I'm trying to analyze some data I have but there is a lot of inconsistencies in my data.
I have a SQL table that I'm trying to analyze.
The table is a table of universities with the following structure: name:string, city:string, state:string, country:string
Name is always present however city, state, country can be missing.
My main issue is that there are a ton of typos and different declination of a university name.

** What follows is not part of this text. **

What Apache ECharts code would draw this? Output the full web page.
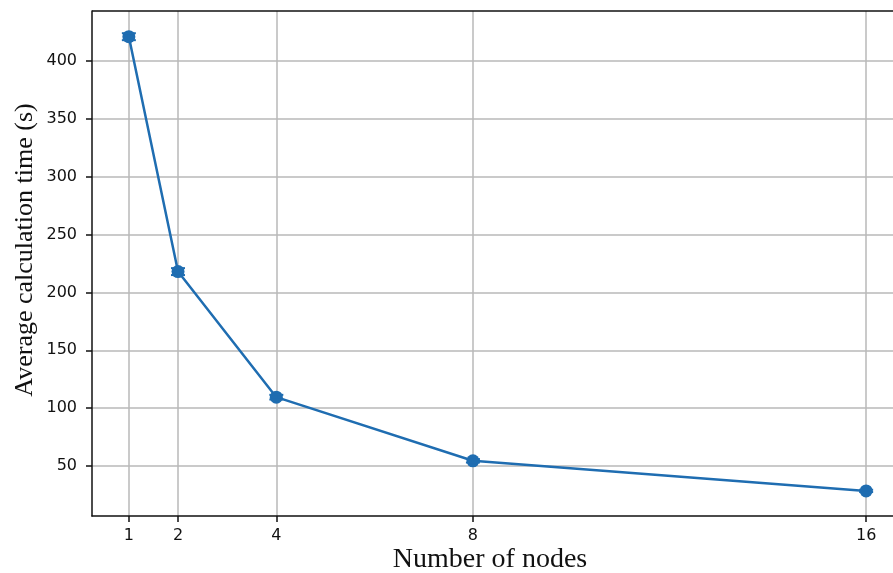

For example here are the declination of Standford Unversity I find when I do SELECT "universities".* FROM "perm_universities" WHERE (name like '%stanford%'):
stanford university - stanford - ca - united states of america
the leland stanford junior university - stanford - ca - united states of america
leland stanford jr. university - stanford - ca - united states of america
stanford university graduate school of business - stanford - ca - united states of america
the leland stanford junior university (stanford university) - stanford - ca - united states of america
leland stanford junior university - stanford - ca - united states of america
stanford university - stanford - -
leland stanford jr. university, graduate school of business - stanford - ca - united states of america
stanford law school - stanford - ca - united states of america
stanford - stanford - ca - united states of america
stanford university, graduate school of business - stanford - ca - united states of america
stanford graduate school of business - stanford - ca - united states of america
stanford univerity - stanford - ca - united states of america
stanford university (the leland stanford junior university) - stanford - ca - united states of america
the leland stanford jr. university - palo alto - ca - united states of america
leland stanford junior university, school of law - stanford - ca / n/a - united states of america
stanford universit - stanford - ca - united states of america
the leland stanford university - stanford - ca - united states of america
leland standford stanford junior university - stanford - ca - united states of america
stanford university - cambridge - ma - united states of america
the leland stanford junior university 'stanford university' - stanford - ca - united states of america
stanford university school of law - stanford - ca - united states of america
stanford univresity - stanford - ca - united states of america
the leland stanford jr. university (stanford university) - stanford - ca - united states of america
leeland stanford junior university - stanford - ca - united states of america
leland stanford junion university - - ca - united states of america
leland stanford junior university (stanford university) - stanford - ca - united states of america
the leland stanford junior university - stanford - -
stanford university - graduate school of business - stanford - ca - united states of america
graduate school of business, stanford university - stanford - ca - united states of america
stanford universoty - stanford - ca - united states of america
leland stanford junior university - stanford - -
stanford univeristy - palo alto - ca - united states of america
leland stanford university - palo alto - ca - united states of america
stanford university - stanford - ca / n/a - united states of america
the leland stanford junior university, stanford university - stanford - ca - united states of america
the leland stanford junior university graduate school of business - stanford - ca - united states of america
stanford universtiy - stanford - ca - united states of america
stanford univerisity - stanford - ca - united states of america
stanford university - stanford - ct - united states of america
stanford law scool - stanford - ca - united states of america
mba: stanford university - stanford - ca - united states of america
They are all the same university, but some have typos, some have different names, some have no cities, some have the wrong cities, ... The data isn't great.
So I'm trying to fix it. How can I consolidate this data?